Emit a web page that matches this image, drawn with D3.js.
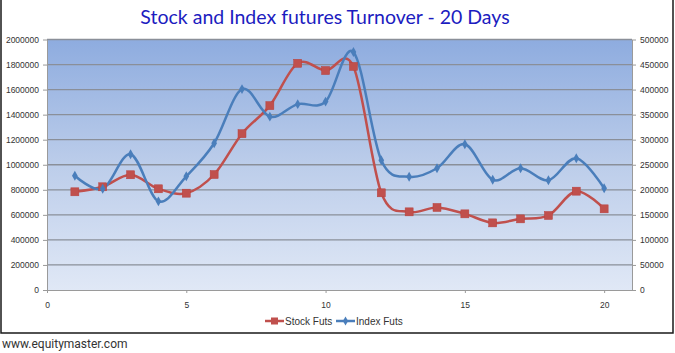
<!DOCTYPE html>
<html>
<head>
<meta charset="utf-8">
<script src="https://cdnjs.cloudflare.com/ajax/libs/d3/7.8.5/d3.min.js"></script>
<style>
  body { margin: 0; background: #fff; }
  svg { display: block; font-family: "Liberation Sans", Arial, sans-serif; }
</style>
</head>
<body>
<svg></svg>
<script>
const days = d3.range(1, 21);
const stockFuts = [784000, 824000, 920000, 808000, 773000, 922000, 1248000, 1472000, 1810000, 1752000,
                   1785000, 776000, 624000, 659000, 608000, 536000, 568000, 595000, 789000, 648000];
const indexFuts = [228000, 202000, 271000, 177000, 227000, 293000, 401000, 346000, 371000, 376000,
                   475000, 259000, 226000, 243000, 291000, 220000, 243000, 219000, 263000, 203000];
const xTicks = [0, 5, 10, 15, 20];
const leftTicks = d3.range(0, 2000001, 200000);
const rightTicks = d3.range(0, 500001, 50000);

const width = 675, height = 353;
const margin = { top: 39.5, right: 43, bottom: 63, left: 47 };

const svg = d3.select('svg')
  .attr('width', width)
  .attr('height', height);

// outer frame
svg.append('path')
  .attr('d', `M1,0 V333 H673 V0`)
  .attr('fill', 'none')
  .attr('stroke', '#1a1a1a')
  .attr('stroke-width', 1.5);

svg.append('text')
  .text('Stock and Index futures Turnover - 20 Days')
  .attr('x', 325)
  .attr('y', 24)
  .attr('text-anchor', 'middle')
  .attr('font-family', 'Lato, "Open Sans", sans-serif')
  .attr('font-size', 19.5)
  .attr('fill', '#1c1cc0');

const x = d3.scaleLinear().domain([0, 21]).range([margin.left, width - margin.right]);
const yL = d3.scaleLinear().domain([0, 2000000]).range([height - margin.bottom, margin.top]);
const yR = d3.scaleLinear().domain([0, 500000]).range([height - margin.bottom, margin.top]);

const defs = svg.append('defs');
const grad = defs.append('linearGradient')
  .attr('id', 'bg').attr('x1', 0).attr('y1', 0).attr('x2', 0).attr('y2', 1);
grad.append('stop').attr('offset', '0%').attr('stop-color', '#8eacdf');
grad.append('stop').attr('offset', '50%').attr('stop-color', '#bccdea');
grad.append('stop').attr('offset', '100%').attr('stop-color', '#e0e8f6');

svg.append('rect')
  .attr('x', x(0)).attr('y', yL(2000000))
  .attr('width', x(21) - x(0))
  .attr('height', yL(0) - yL(2000000))
  .attr('fill', 'url(#bg)');

// gridlines
svg.append('g')
  .selectAll('line')
  .data(leftTicks.slice(1))
  .enter().append('line')
    .attr('x1', x(0)).attr('x2', x(21))
    .attr('y1', d => yL(d)).attr('y2', d => yL(d))
    .attr('stroke', '#8a8f99')
    .attr('stroke-width', 1.3);

const styleAxis = g => {
  g.select('.domain').attr('stroke', '#9a9a9a');
  g.selectAll('.tick line').attr('stroke', '#9a9a9a');
  g.selectAll('.tick text').attr('fill', '#333').attr('font-size', 8.5);
};

svg.append('g')
  .attr('transform', `translate(${x(0)},0)`)
  .call(d3.axisLeft(yL).tickValues(leftTicks).tickFormat(d3.format('d')).tickSize(4).tickSizeOuter(0).tickPadding(4))
  .call(styleAxis);

svg.append('g')
  .attr('transform', `translate(${x(21)},0)`)
  .call(d3.axisRight(yR).tickValues(rightTicks).tickFormat(d3.format('d')).tickSize(4).tickSizeOuter(0).tickPadding(4))
  .call(styleAxis);

svg.append('g')
  .attr('transform', `translate(0,${yL(0)})`)
  .call(d3.axisBottom(x).tickValues(xTicks).tickSize(3).tickSizeOuter(0).tickPadding(9))
  .call(styleAxis);

const curve = d3.curveCatmullRom.alpha(0);

const stockLine = d3.line().x((d, i) => x(days[i])).y(d => yL(d)).curve(curve);
const indexLine = d3.line().x((d, i) => x(days[i])).y(d => yR(d)).curve(curve);

const red = '#c0504d', blue = '#4a7ebb';

svg.append('path').datum(stockFuts)
  .attr('d', stockLine).attr('fill', 'none')
  .attr('stroke', red).attr('stroke-width', 2.5);

svg.append('path').datum(indexFuts)
  .attr('d', indexLine).attr('fill', 'none')
  .attr('stroke', blue).attr('stroke-width', 2.5);

svg.append('g').selectAll('rect')
  .data(stockFuts)
  .enter().append('rect')
    .attr('x', (d, i) => x(days[i]) - 4)
    .attr('y', d => yL(d) - 4)
    .attr('width', 8).attr('height', 8)
    .attr('fill', red).attr('stroke', '#b8403d').attr('stroke-width', 0.5);

svg.append('g').selectAll('path')
  .data(indexFuts)
  .enter().append('path')
    .attr('d', d3.symbol(d3.symbolDiamond, 28))
    .attr('transform', (d, i) => `translate(${x(days[i])},${yR(d)})`)
    .attr('fill', blue);

// legend
const legend = svg.append('g').attr('transform', 'translate(265,321)');
const items = [
  { name: 'Stock Futs', color: red, shape: 'square', dx: 0 },
  { name: 'Index Futs', color: blue, shape: 'diamond', dx: 71 }
];
items.forEach(it => {
  const g = legend.append('g').attr('transform', `translate(${it.dx},0)`);
  g.append('line').attr('x1', 0).attr('x2', 19).attr('y1', 0).attr('y2', 0)
    .attr('stroke', it.color).attr('stroke-width', 2.5);
  if (it.shape === 'square') {
    g.append('rect').attr('x', 6).attr('y', -3.5).attr('width', 7).attr('height', 7).attr('fill', it.color);
  } else {
    g.append('path').attr('d', d3.symbol(d3.symbolDiamond, 24)).attr('transform', 'translate(9.5,0)').attr('fill', it.color);
  }
  g.append('text').text(it.name).attr('x', 20).attr('y', 3.5)
    .attr('font-size', 10).attr('fill', '#333');
});

svg.append('text')
  .text('www.equitymaster.com')
  .attr('x', 2).attr('y', 348)
  .attr('font-family', 'Roboto, sans-serif')
  .attr('font-size', 12)
  .attr('fill', '#333');
</script>
</body>
</html>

- - - -

*Exercise prompt*.
Skip the images and write out the rest of the listing exactly.

*Written response*.
Emit a web page that matches this image, drawn with D3.js.
<!DOCTYPE html>
<html>
<head>
<meta charset="utf-8">
<script src="https://cdnjs.cloudflare.com/ajax/libs/d3/7.8.5/d3.min.js"></script>
<style>
  body { margin: 0; background: #fff; }
  svg { display: block; font-family: "Liberation Sans", Arial, sans-serif; }
</style>
</head>
<body>
<svg></svg>
<script>
const days = d3.range(1, 21);
const stockFuts = [784000, 824000, 920000, 808000, 773000, 922000, 1248000, 1472000, 1810000, 1752000,
                   1785000, 776000, 624000, 659000, 608000, 536000, 568000, 595000, 789000, 648000];
const indexFuts = [228000, 202000, 271000, 177000, 227000, 293000, 401000, 346000, 371000, 376000,
                   475000, 259000, 226000, 243000, 291000, 220000, 243000, 219000, 263000, 203000];
const xTicks = [0, 5, 10, 15, 20];
const leftTicks = d3.range(0, 2000001, 200000);
const rightTicks = d3.range(0, 500001, 50000);

const width = 675, height = 353;
const margin = { top: 39.5, right: 43, bottom: 63, left: 47 };

const svg = d3.select('svg')
  .attr('width', width)
  .attr('height', height);

// outer frame
svg.append('path')
  .attr('d', `M1,0 V333 H673 V0`)
  .attr('fill', 'none')
  .attr('stroke', '#1a1a1a')
  .attr('stroke-width', 1.5);

svg.append('text')
  .text('Stock and Index futures Turnover - 20 Days')
  .attr('x', 325)
  .attr('y', 24)
  .attr('text-anchor', 'middle')
  .attr('font-family', 'Lato, "Open Sans", sans-serif')
  .attr('font-size', 19.5)
  .attr('fill', '#1c1cc0');

const x = d3.scaleLinear().domain([0, 21]).range([margin.left, width - margin.right]);
const yL = d3.scaleLinear().domain([0, 2000000]).range([height - margin.bottom, margin.top]);
const yR = d3.scaleLinear().domain([0, 500000]).range([height - margin.bottom, margin.top]);

const defs = svg.append('defs');
const grad = defs.append('linearGradient')
  .attr('id', 'bg').attr('x1', 0).attr('y1', 0).attr('x2', 0).attr('y2', 1);
grad.append('stop').attr('offset', '0%').attr('stop-color', '#8eacdf');
grad.append('stop').attr('offset', '50%').attr('stop-color', '#bccdea');
grad.append('stop').attr('offset', '100%').attr('stop-color', '#e0e8f6');

svg.append('rect')
  .attr('x', x(0)).attr('y', yL(2000000))
  .attr('width', x(21) - x(0))
  .attr('height', yL(0) - yL(2000000))
  .attr('fill', 'url(#bg)');

// gridlines
svg.append('g')
  .selectAll('line')
  .data(leftTicks.slice(1))
  .enter().append('line')
    .attr('x1', x(0)).attr('x2', x(21))
    .attr('y1', d => yL(d)).attr('y2', d => yL(d))
    .attr('stroke', '#8a8f99')
    .attr('stroke-width', 1.3);

const styleAxis = g => {
  g.select('.domain').attr('stroke', '#9a9a9a');
  g.selectAll('.tick line').attr('stroke', '#9a9a9a');
  g.selectAll('.tick text').attr('fill', '#333').attr('font-size', 8.5);
};

svg.append('g')
  .attr('transform', `translate(${x(0)},0)`)
  .call(d3.axisLeft(yL).tickValues(leftTicks).tickFormat(d3.format('d')).tickSize(4).tickSizeOuter(0).tickPadding(4))
  .call(styleAxis);

svg.append('g')
  .attr('transform', `translate(${x(21)},0)`)
  .call(d3.axisRight(yR).tickValues(rightTicks).tickFormat(d3.format('d')).tickSize(4).tickSizeOuter(0).tickPadding(4))
  .call(styleAxis);

svg.append('g')
  .attr('transform', `translate(0,${yL(0)})`)
  .call(d3.axisBottom(x).tickValues(xTicks).tickSize(3).tickSizeOuter(0).tickPadding(9))
  .call(styleAxis);

const curve = d3.curveCatmullRom.alpha(0);

const stockLine = d3.line().x((d, i) => x(days[i])).y(d => yL(d)).curve(curve);
const indexLine = d3.line().x((d, i) => x(days[i])).y(d => yR(d)).curve(curve);

const red = '#c0504d', blue = '#4a7ebb';

svg.append('path').datum(stockFuts)
  .attr('d', stockLine).attr('fill', 'none')
  .attr('stroke', red).attr('stroke-width', 2.5);

svg.append('path').datum(indexFuts)
  .attr('d', indexLine).attr('fill', 'none')
  .attr('stroke', blue).attr('stroke-width', 2.5);

svg.append('g').selectAll('rect')
  .data(stockFuts)
  .enter().append('rect')
    .attr('x', (d, i) => x(days[i]) - 4)
    .attr('y', d => yL(d) - 4)
    .attr('width', 8).attr('height', 8)
    .attr('fill', red).attr('stroke', '#b8403d').attr('stroke-width', 0.5);

svg.append('g').selectAll('path')
  .data(indexFuts)
  .enter().append('path')
    .attr('d', d3.symbol(d3.symbolDiamond, 28))
    .attr('transform', (d, i) => `translate(${x(days[i])},${yR(d)})`)
    .attr('fill', blue);

// legend
const legend = svg.append('g').attr('transform', 'translate(265,321)');
const items = [
  { name: 'Stock Futs', color: red, shape: 'square', dx: 0 },
  { name: 'Index Futs', color: blue, shape: 'diamond', dx: 71 }
];
items.forEach(it => {
  const g = legend.append('g').attr('transform', `translate(${it.dx},0)`);
  g.append('line').attr('x1', 0).attr('x2', 19).attr('y1', 0).attr('y2', 0)
    .attr('stroke', it.color).attr('stroke-width', 2.5);
  if (it.shape === 'square') {
    g.append('rect').attr('x', 6).attr('y', -3.5).attr('width', 7).attr('height', 7).attr('fill', it.color);
  } else {
    g.append('path').attr('d', d3.symbol(d3.symbolDiamond, 24)).attr('transform', 'translate(9.5,0)').attr('fill', it.color);
  }
  g.append('text').text(it.name).attr('x', 20).attr('y', 3.5)
    .attr('font-size', 10).attr('fill', '#333');
});

svg.append('text')
  .text('www.equitymaster.com')
  .attr('x', 2).attr('y', 348)
  .attr('font-family', 'Roboto, sans-serif')
  .attr('font-size', 12)
  .attr('fill', '#333');
</script>
</body>
</html>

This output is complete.